All the candidates are actively courting conservative activists. Karen Testerman, executive director of Cornerstone Policy Research, a conservative group based in Concord, New Hampshire has already met Brownback and Frist personally. "The race is definitely on here," she says. Paul Weyrich, a leading conservative activist who heads the D.C. based Free Congress Foundation, says two of the potential candidates have already asked him for his endorsement, although he declined to name them.

Weyrich says he and about a dozen others, such as Phyllis Schlafly, have already started talking about plans to eventually rally around one candidate for 2008. Tony Perkins, leader of the Family Research Council, says that could even happen as soon as before next year's elections. "There's going to be an effort to unite behind a single candidate because otherwise we could well have a Rudy Giuliani or somebody walking through and getting it," Weyrich says.


DELAYING MR. DELAY

After weeks where his press conferences were standing-room only events with reporters firing sharp questions about his relationship with lobbyist Jack Abramoff, things have become much quieter for Tom DeLay. On Tuesday, with many empty chairs in the conference room on the first floor of the Capitol where he holds his weekly press availabilities, DeLay focused on laying out the House's Republican leadership's agenda for the week and received only one question about his ethics troubles. The Majority Leader even brought up the issue first. Asked by a reporter about the G8 conference next month in Scotland, DeLay interjected "now where is that?" The reporter, said "Scotland." "Scotland, on a golf course," DeLay noted, making light of his 2000 trip to Scotland, arranged by Abramoff, that included a few rounds of golf. A reporter then asked jokingly if DeLay would head up the delegation and he dryly replied, " I'm not taking any trips of late."

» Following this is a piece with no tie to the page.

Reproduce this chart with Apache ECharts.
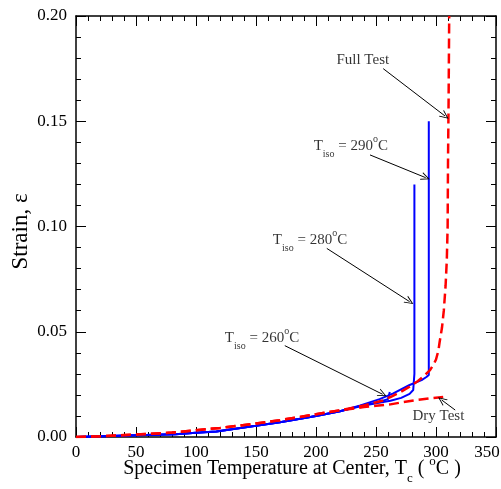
<!DOCTYPE html>
<html>
<head>
<meta charset="utf-8">
<script src="https://cdn.jsdelivr.net/npm/echarts@6/dist/echarts.min.js"></script>
<style>html,body{margin:0;padding:0;background:#fff}#c{width:501px;height:489px}</style>
</head>
<body>
<div id="c"></div>
<script>
var xTicks = [0, 50, 100, 150, 200, 250, 300, 350];
var yTicks = [0.00, 0.05, 0.10, 0.15, 0.20];

var fullTest = [[0,0],[20,0.0003],[50,0.0012],[80,0.0021],[100,0.0032],[120,0.0043],[150,0.0064],[170,0.0080],[200,0.0108],[220,0.0127],[240,0.0150],[255,0.0172],[262,0.0190],[270,0.0212],[278,0.0239],[285,0.0266],[290,0.0290],[295,0.0318],[298,0.0345],[300,0.0368],[302,0.0410],[303,0.0450],[305,0.0520],[306.5,0.0600],[308,0.0720],[309,0.0840],[309.7,0.1000],[310,0.1300],[310.5,0.1600],[311,0.2000]];
var dryTest = [[0,0],[20,0.0003],[50,0.0012],[80,0.0021],[100,0.0032],[120,0.0043],[150,0.0064],[170,0.0080],[200,0.0108],[220,0.0127],[240,0.0142],[250,0.0148],[262,0.0155],[273,0.0166],[284,0.0176],[295,0.0184],[306,0.0190]];
var iso290 = [[0,0],[50,0.0008],[83,0.0013],[100,0.0020],[117,0.0026],[150,0.0053],[170,0.0070],[200,0.0100],[220,0.0122],[237,0.0150],[253,0.0180],[264,0.0206],[278,0.0247],[288,0.0270],[292,0.0285],[294,0.0295],[294,0.1500]];
var iso280 = [[0,0],[50,0.0008],[83,0.0013],[100,0.0020],[117,0.0026],[150,0.0053],[170,0.0070],[200,0.0100],[220,0.0122],[237,0.0146],[250,0.0160],[262,0.0172],[271,0.0186],[278,0.0205],[281,0.0223],[282,0.0300],[282,0.1200]];
var iso260 = [[0,0],[50,0.0008],[83,0.0013],[100,0.0020],[117,0.0026],[150,0.0053],[170,0.0070],[200,0.0100],[220,0.0122],[237,0.0148],[250,0.0163],[260,0.0180],[261.5,0.0185],[261.5,0.0214]];

var labelNames = ['Full Test', '290', '280', '260', 'Dry Test'];
var labelPos = [[239,0.179],[229,0.138],[195,0.0935],[155,0.0468],[302,0.0098]];
var arrows = [
  [[256,0.175],[307.5,0.1525]],
  [[245,0.134],[291.4,0.1232]],
  [[209,0.0896],[278,0.0643]],
  [[174,0.0434],[255.5,0.0203]],
  [[316,0.0128],[304.7,0.0176]]
];

var FONT = 'Liberation Serif';
var INK = '#000';
var rich = {
  t: {fontFamily: FONT, fontSize: 15, color: INK, lineHeight: 20},
  sub: {fontFamily: FONT, fontSize: 10, color: INK, lineHeight: 20, verticalAlign: 'bottom', padding:[0,0,-3,0]},
  sup: {fontFamily: FONT, fontSize: 10, color: INK, lineHeight: 20, verticalAlign: 'top', padding:[-2,0,0,0]}
};
function fmtLabel(name) {
  if (name.length === 3) return '{t|T}{sub|iso}{t| = ' + name + '}{sup|o}{t|C}';
  return '{t|' + name + '}';
}

var chart = echarts.init(document.getElementById('c'), null, {renderer: 'canvas'});

var axisCommon = {
  axisLine: {show: true, onZero: false, lineStyle: {color: '#000', width: 1.5}},
  axisTick: {show: true, inside: true, length: 10, lineStyle: {color: '#000', width: 1}},
  minorTick: {show: true, splitNumber: 5, length: 5, lineStyle: {color: '#000', width: 1}},
  splitLine: {show: false}
};

var option = {
  animation: false,
  backgroundColor: '#fff',
  grid: {left: 76, right: 5, top: 16, bottom: 52, containLabel: false, outerBoundsMode: 'none'},
  xAxis: [
    Object.assign({}, axisCommon, {
      type: 'value', min: 0, max: 350, interval: 50, position: 'bottom',
      axisLabel: {margin: 7, fontFamily: FONT, fontSize: 17, color: INK,
        formatter: function (v) { return v === 350 ? '{r|350}' : String(v); },
        rich: {r: {fontFamily: FONT, fontSize: 17, color: INK, padding: [0, 18, 0, 0]}}},
      name: 'Specimen Temperature at Center, T{sub|c} ( {sup|o}C )',
      nameLocation: 'middle', nameGap: 20, nameMoveOverlap: false,
      nameTextStyle: {fontFamily: FONT, fontSize: 20, color: INK, padding: [0, 0, 0, 12],
        rich: {
          sub: {fontFamily: FONT, fontSize: 13, color: INK, verticalAlign: 'bottom', lineHeight: 24, padding:[0,0,-4,0]},
          sup: {fontFamily: FONT, fontSize: 13, color: INK, verticalAlign: 'top', lineHeight: 24, padding:[-2,0,0,0]}
        }}
    }),
    Object.assign({}, axisCommon, {
      type: 'value', min: 0, max: 350, interval: 50, position: 'top',
      axisLabel: {show: false}
    })
  ],
  yAxis: [
    Object.assign({}, axisCommon, {
      type: 'value', min: 0, max: 0.2, interval: 0.05, position: 'left',
      axisLabel: {margin: 9, fontFamily: FONT, fontSize: 17, color: INK,
        formatter: function (v) { return v.toFixed(2); }},
      name: 'Strain, \u03b5', nameLocation: 'middle', nameGap: 44, nameMoveOverlap: false,
      nameTextStyle: {fontFamily: FONT, fontSize: 23, color: INK, padding: [0, 10, 0, 0]}
    }),
    Object.assign({}, axisCommon, {
      type: 'value', min: 0, max: 0.2, interval: 0.05, position: 'right',
      axisLabel: {show: false}
    })
  ],
  series: [
    {type: 'line', data: iso260, showSymbol: false, symbol: 'none', lineStyle: {color: '#0000ff', width: 2}, z: 2},
    {type: 'line', data: iso280, showSymbol: false, symbol: 'none', lineStyle: {color: '#0000ff', width: 2}, z: 2},
    {type: 'line', data: iso290, showSymbol: false, symbol: 'none', lineStyle: {color: '#0000ff', width: 2}, z: 2},
    {type: 'line', data: dryTest, showSymbol: false, symbol: 'none', lineStyle: {color: '#ff0000', width: 2.5, type: [10, 5]}, z: 3},
    {type: 'line', data: fullTest, showSymbol: false, symbol: 'none', lineStyle: {color: '#ff0000', width: 2.5, type: [10, 5]}, z: 3},
    {
      type: 'scatter', symbolSize: 0, z: 5,
      data: labelPos.map(function (p, i) { return {value: p, name: labelNames[i]}; }),
      label: {show: true, position: 'inside', rich: rich,
        formatter: function (p) { return fmtLabel(p.name); }},
      markLine: {
        silent: true, animation: false,
        symbol: ['none', 'path://M0,10 L5,0 L10,10 L8.8,10 L5,2.4 L1.2,10 Z'],
        symbolSize: [8, 9],
        label: {show: false},
        lineStyle: {color: '#000', width: 1, type: 'solid'},
        data: arrows.map(function (a) { return [{coord: a[0]}, {coord: a[1]}]; })
      }
    }
  ]
};
chart.setOption(option);
</script>
</body>
</html>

But DeLay's trips remain a subject of some controversy. The Texas congressman has maintained that rather than face continued questions in the press, he wants to make his case to the House Ethics Committee, which is in charge of investigating if members violate House rules. That committee didn't meet for several months this year because Democrats were protesting GOP changes to its rules. Republicans reversed those rule changes, but now the committee is fighting over how its staff should be organized. The Ethics Committee's Chairman, Rep. Doc Hastings, wants to put one of his staffers in a position as co-director of the committee, to allow him to oversee it more closely. The other co-director would be a staffer from the office of Alan Mollohan, the top Democrat on the committee. But Mollohan, as well as House Democratic Leader Nancy Pelosi, has balked at this requirement, arguing the committee has always had a bi-partisan staff. House rules are not exactly clear on this point. The impasse has now lasted close to two months and has shown little sign of ending.